Posts tagged HARO
An article in Inc. today, Toss Out Your Social Media Metrics, is based on social media philosophies from Peter Shankman, founder of Help a Reporter Out (HARO). The title, while attention-grabbing, is a tad misleading because at first glance, it sounds like an opinion that social media metrics don’t matter. However, instead, Peter makes a point I’ve always wholeheartedly agreed with, which is that you can absolutely measure social media results, but you should do so in a way that directly ties to your business objectives, instead of choosing arbitrary numbers to track.
In my opinion, the argument over whether there is ROI to social media comes down to the argument of whether there is ROI to public relations. If you can say that there is ROI to landing an article in a hard-copy trade magazine, then you can certainly argue that there is a ROI to tweets or YouTube videos that reach tens of thousands of people in your business’ target audience. In fact, I would argue that web analytics and public, detailed information on the profiles of whoever interacts with you online makes it even easier to measure success of online-only efforts than success of traditional public relations.
In order to be as effective as possible in justifying time and money spent on social media, I recommend you always operate with the following considerations in mind:
1. Tie your social media strategy and measurement to something other than social media.
Why are you ultimately using social media? Recruitment? Sales? Getting a piece of legislation passed? You cannot justify the return on investment of social media without first establishing what the return looks like. If someone says we are using it to “raise awareness,” why are we raising awareness? If you can’t get this information out of whoever you are reporting to, then establish it yourself by observing what sort of activities and audiences top management have consistently made a priority.
2. Always start with the strategy, not the end technology.
If someone goes to you asking for you for advice on social media measurement tools, ask them what they are trying to measure. There are a lot of great tools out there, but they all excel at measuring different things. You therefore need to know what you’re measuring before you pick a tool.
3. Measure how much time and money goes into social media, if you don’t already.
A great point that came up at the Seattle Interactive Conference this past November was, “Can you really complain about lack of ROI when you didn’t put any I in?” Show the relationship of return to investment, and compare it to ROI on activities that the company is already doing outside of social media. Did you reach 40,000 people with one tweet that took 10 seconds to write and 40,000 people with a magazine article that took 10 hours to write? Tie results to amount of time or money spent in a compelling way.
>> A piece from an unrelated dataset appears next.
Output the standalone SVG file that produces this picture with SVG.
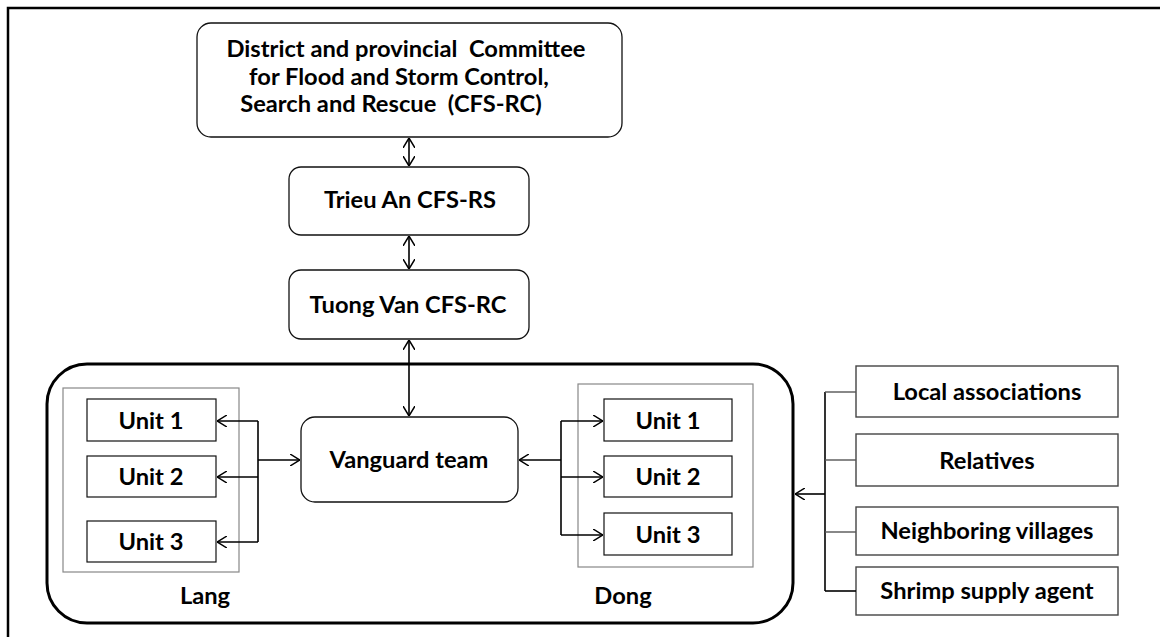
<svg xmlns="http://www.w3.org/2000/svg" width="1160" height="637" viewBox="0 0 1160 637">
  <style>
    .t { font-family: Lato, "Liberation Sans", sans-serif; font-weight: 700; font-size: 23.7px; fill: #000; text-anchor: middle; white-space: pre; }
    .rbox { fill: #fff; stroke: #111; stroke-width: 1.3; }
    .ubox { fill: #fff; stroke: #111; stroke-width: 1.2; }
    .grp { fill: none; stroke: #888; stroke-width: 1.2; }
    .sbox { fill: #fff; stroke: #444; stroke-width: 1.4; }
    .ln { fill: none; stroke: #000; stroke-width: 1.6; }
    .tick { fill: none; stroke: #555; stroke-width: 1.4; }
  </style>
  <defs>
    <marker id="arr" viewBox="0 0 10 12" refX="10" refY="6" markerWidth="10" markerHeight="12" markerUnits="userSpaceOnUse" orient="auto-start-reverse">
      <path d="M0,0 L10,6 L0,12" fill="none" stroke="#000" stroke-width="1.5"/>
    </marker>
  </defs>

  <rect width="1160" height="637" fill="#fff"/>
  <!-- page frame -->
  <rect x="8" y="8" width="1300" height="800" fill="none" stroke="#000" stroke-width="2.5"/>

  <!-- community container -->
  <rect id="community" x="47" y="364" width="746" height="259" rx="40" ry="40" fill="none" stroke="#000" stroke-width="3"/>

  <g id="district-committee">
    <rect class="rbox" x="197" y="23" width="425" height="114" rx="14"/>
    <text class="t" x="406" y="57" xml:space="preserve">District and provincial  Committee</text>
    <text class="t" x="399" y="85">for Flood and Storm Control,</text>
    <text class="t" x="391" y="112" xml:space="preserve">Search and Rescue  (CFS-RC)</text>
  </g>

  <g id="trieu-an">
    <rect class="rbox" x="289" y="167" width="240" height="68" rx="12"/>
    <text class="t" x="410" y="208">Trieu An CFS-RS</text>
  </g>

  <g id="tuong-van">
    <rect class="rbox" x="289" y="270" width="240" height="69" rx="12"/>
    <text class="t" x="408" y="313">Tuong Van CFS-RC</text>
  </g>

  <g id="vanguard">
    <rect class="rbox" x="301" y="417" width="217" height="85" rx="14"/>
    <text class="t" x="409" y="468">Vanguard team</text>
  </g>

  <g id="lang">
    <rect class="grp" x="63" y="388" width="176" height="184"/>
    <text class="t" x="205" y="604">Lang</text>
  </g>
  <g id="lang-unit-1">
    <rect class="ubox" x="87" y="399" width="129" height="42"/>
    <text class="t" x="151" y="429">Unit 1</text>
  </g>
  <g id="lang-unit-2">
    <rect class="ubox" x="87" y="456" width="129" height="41"/>
    <text class="t" x="151" y="485">Unit 2</text>
  </g>
  <g id="lang-unit-3">
    <rect class="ubox" x="87" y="521" width="129" height="41"/>
    <text class="t" x="151" y="550">Unit 3</text>
  </g>

  <g id="dong">
    <rect class="grp" x="578" y="384" width="175" height="183"/>
    <text class="t" x="623" y="604">Dong</text>
  </g>
  <g id="dong-unit-1">
    <rect class="ubox" x="604" y="399" width="128" height="42"/>
    <text class="t" x="668" y="429">Unit 1</text>
  </g>
  <g id="dong-unit-2">
    <rect class="ubox" x="604" y="456" width="128" height="41"/>
    <text class="t" x="668" y="485">Unit 2</text>
  </g>
  <g id="dong-unit-3">
    <rect class="ubox" x="604" y="513" width="128" height="42"/>
    <text class="t" x="668" y="543">Unit 3</text>
  </g>

  <g id="local-associations">
    <rect class="sbox" x="856" y="366" width="262" height="51"/>
    <text class="t" x="987" y="400">Local associations</text>
  </g>
  <g id="relatives">
    <rect class="sbox" x="856" y="434" width="262" height="52"/>
    <text class="t" x="987" y="469">Relatives</text>
  </g>
  <g id="neighboring-villages">
    <rect class="sbox" x="856" y="507" width="262" height="48"/>
    <text class="t" x="987" y="539">Neighboring villages</text>
  </g>
  <g id="shrimp-supply-agent">
    <rect class="sbox" x="856" y="567" width="262" height="48"/>
    <text class="t" x="987" y="599">Shrimp supply agent</text>
  </g>

  <g id="connectors">
    <!-- vertical chain -->
    <line class="ln" x1="409" y1="138" x2="409" y2="166" marker-start="url(#arr)" marker-end="url(#arr)"/>
    <line class="ln" x1="409" y1="236" x2="409" y2="269" marker-start="url(#arr)" marker-end="url(#arr)"/>
    <line class="ln" x1="409" y1="340" x2="409" y2="416" marker-start="url(#arr)" marker-end="url(#arr)"/>

    <!-- Lang units to vanguard -->
    <line class="ln" x1="258" y1="421" x2="258" y2="542"/>
    <line class="ln" x1="258" y1="421" x2="217" y2="421" marker-end="url(#arr)"/>
    <line class="ln" x1="258" y1="477" x2="217" y2="477" marker-end="url(#arr)"/>
    <line class="ln" x1="258" y1="542" x2="217" y2="542" marker-end="url(#arr)"/>
    <line class="ln" x1="258" y1="460" x2="300" y2="460" marker-end="url(#arr)"/>

    <!-- Dong units to vanguard -->
    <line class="ln" x1="561" y1="421" x2="561" y2="535"/>
    <line class="ln" x1="561" y1="421" x2="603" y2="421" marker-end="url(#arr)"/>
    <line class="ln" x1="561" y1="477" x2="603" y2="477" marker-end="url(#arr)"/>
    <line class="ln" x1="561" y1="535" x2="603" y2="535" marker-end="url(#arr)"/>
    <line class="ln" x1="561" y1="460" x2="519" y2="460" marker-end="url(#arr)"/>

    <!-- outside support -->
    <line class="ln" x1="825" y1="392" x2="825" y2="591"/>
    <line class="tick" x1="825" y1="392" x2="856" y2="392"/>
    <line class="tick" x1="825" y1="460" x2="856" y2="460"/>
    <line class="tick" x1="825" y1="532" x2="856" y2="532"/>
    <line class="ln" x1="825" y1="591" x2="856" y2="591"/>
    <line class="ln" x1="825" y1="494" x2="795" y2="494" marker-end="url(#arr)"/>
  </g>
</svg>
4. Provide context to your measurement.
Reporting out on your success or areas for improvement for social media is not necessarily helpful to your colleagues or clients unless they have an idea of what you were trying to accomplish from the beginning. If you say, “We got 10 great job applicants for one position as a direct result of strategically using LinkedIn,” make sure people know that you set out to use social media to help with recruiting.